Richard K. Sherwin (New York Law School) has posted Presence and Obligation: Why Techno-Digital Spectacle Cannot Legitimate Law’s Claim To Power (International Handbook of Legal Language and Communication: From Text to Semiotics, Anne Wagner, ed., (Springer) forthcoming 2026) on SSRN. Here is the abstract:
Law’s legitimation takes place within a field of wonder and sacrifice. Wonder comes when we feel the presence of uncontainable excess, a powerful and always incompletely assimilable sense of meaning and value. When a community, or a state, names that excess – which is what charters and constitutions are for – it stakes a claim to collective identity. Constitutional naming, and the legacy it generates, binds a nation in an act of collective responsibility for what is named.
Without wonder the rule of law becomes self-validating. But self-validation lacks transcendental reference. Law’s authority remains immanent to the legal system itself.
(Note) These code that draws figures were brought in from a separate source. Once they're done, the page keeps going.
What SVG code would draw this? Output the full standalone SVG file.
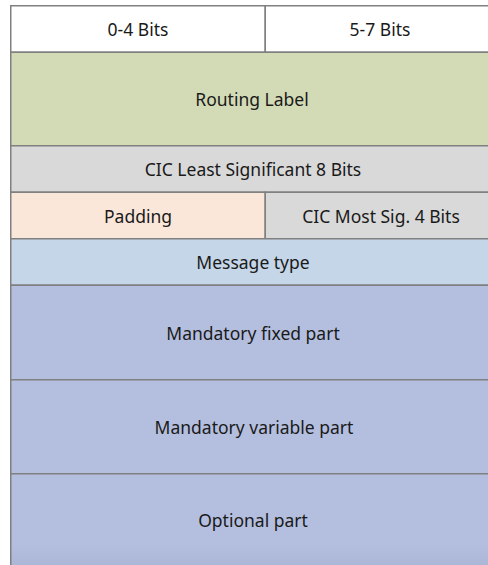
<svg xmlns="http://www.w3.org/2000/svg" width="488" height="565" viewBox="0 0 488 565">
<style>
.c{stroke:#808080;stroke-width:1.5}
.t{font-family:"Noto Sans","Liberation Sans",sans-serif;font-size:17.5px;fill:#1a1a1a;text-anchor:middle;dominant-baseline:central}
</style>
<defs>
<linearGradient id="g" x1="0" y1="0" x2="0" y2="1">
<stop offset="0.7" stop-color="#b4bfdf"/>
<stop offset="1" stop-color="#a9b3d3"/>
</linearGradient>
</defs>
<rect width="488" height="565" fill="#ffffff"/>
<g id="bits04"><rect class="c" x="10.75" y="5.75" width="254.5" height="46.5" fill="#ffffff"/><text class="t" x="138" y="29">0-4 Bits</text></g>
<g id="bits57"><rect class="c" x="265.25" y="5.75" width="240" height="46.5" fill="#ffffff"/><text class="t" x="380" y="29">5-7 Bits</text></g>
<g id="routing"><rect class="c" x="10.75" y="52.25" width="494.5" height="93.5" fill="#d3dab6"/><text class="t" x="252" y="99">Routing Label</text></g>
<g id="cicLsb"><rect class="c" x="10.75" y="145.75" width="494.5" height="46.5" fill="#d9d9d9"/><text class="t" x="253" y="169">CIC Least Significant 8 Bits</text></g>
<g id="padding"><rect class="c" x="10.75" y="192.25" width="254.5" height="46.5" fill="#fbe6da"/><text class="t" x="138" y="215.5">Padding</text></g>
<g id="cicMsb"><rect class="c" x="265.25" y="192.25" width="240" height="46.5" fill="#d9d9d9"/><text class="t" x="381" y="215.5">CIC Most Sig. 4 Bits</text></g>
<g id="msgType"><rect class="c" x="10.75" y="238.75" width="494.5" height="46.5" fill="#c4d6e8"/><text class="t" x="253" y="262">Message type</text></g>
<g id="fixed"><rect class="c" x="10.75" y="285.25" width="494.5" height="94.5" fill="#b4bfdf"/><text class="t" x="253" y="332.5">Mandatory fixed part</text></g>
<g id="variable"><rect class="c" x="10.75" y="379.75" width="494.5" height="94" fill="#b4bfdf"/><text class="t" x="254" y="426.5">Mandatory variable part</text></g>
<g id="optional"><rect class="c" x="10.75" y="473.75" width="494.5" height="100" fill="url(#g)"/><text class="t" x="253" y="519.5">Optional part</text></g>
<g id="connectors"></g>
</svg>
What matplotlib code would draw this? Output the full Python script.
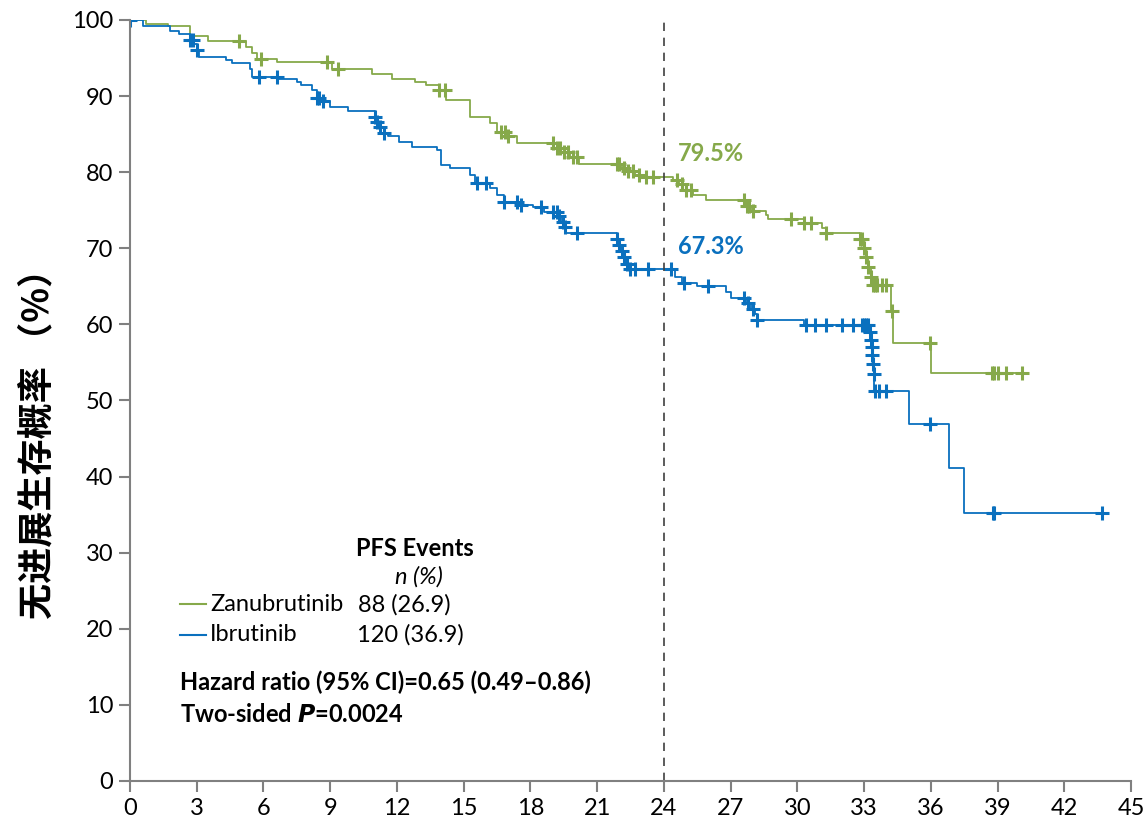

So, if rules of recognition and validity are nominally posited, on what basis could we judge one legal system to be illegitimate or immoral as compared to another? More troubling still, if wonder in the face of something transcendent (law’s extra-legal source) is a prerequisite to legitimation, how could any legal system devoid of transcendent value call itself legitimate?
The contemporary crisis of legitimation is particularly acute in the currently dominant attention economy where acts of social and commercial exchange online endlessly re-produce mutating forms of identity (the ‘branded’ or ‘profiletic’ self)cast in the image of consumption. This incessant digital semiosis, which the society of techno-spectacle aspires to normalize, provides no place or opening (‘khora’) for the advent and ensuing expressive mediation of an excess out of which foundational constitutive values and beliefs acquire temporal form.